Dalam aksi 3 Desember 2013 dan audiensi dengan beberapa Fraksi di DPR RI setelah itu, termasuk dengan Ketua Pansus #RUUKepalangmerahan, Anshory Siregar dari PKS yang mendukung kuat agar BSMI menggantikan kedudukan PMI sampai opsi minimum  memasukkannya sebagai bagian dari PMI dalam sebuah pola kerjasama, kami menangkap kesan bahwa janji Ketua DPR RI di depan Relawan PMI yang melakukan aksi simpatik (meski kurang menarik perhatian media massa televisi) untuk me-rolling  Ketua Pansus #RUUKepalangmerahan jika masih bersikukuh dengan sikapnya yang mengulur-ulur waktu, akan kami tagih pada kesempatan pertama. Jika lalai, tidak menutup kemungkinan bahwa  Gedung DPR/MPR RI akan menjadi ajang simulasi bencana berskala besar seperti ketika Relawan PMI se Indonesia melakukan Operasi Tanggap Darurat di Aceh (2004-2005) maupun lokasi bencana lainnya.

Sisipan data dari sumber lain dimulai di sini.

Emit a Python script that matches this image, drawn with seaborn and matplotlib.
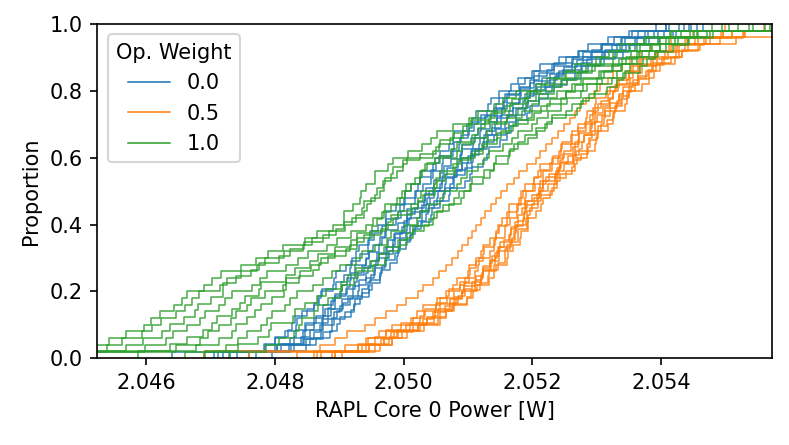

Ini bukan ancaman. Tapi merupakan ekspresi pendapat Relawan PMI  sebagai warga negara Indonesia. Kami bergerak bukan sebagai RPI, Kampoeng Relawan atau komunitas lainnya. Dengan jumlah lebih dari 2 juta orang yang sebagian besarnya adalah "militan", Relawan PMI se Indonesia dari berbagai elemen PMR, KSR, TSR dan DDS siap mengawal perjalanan akhir #RUUKepalangmerahan mengalir tanpa pembiaran apapun.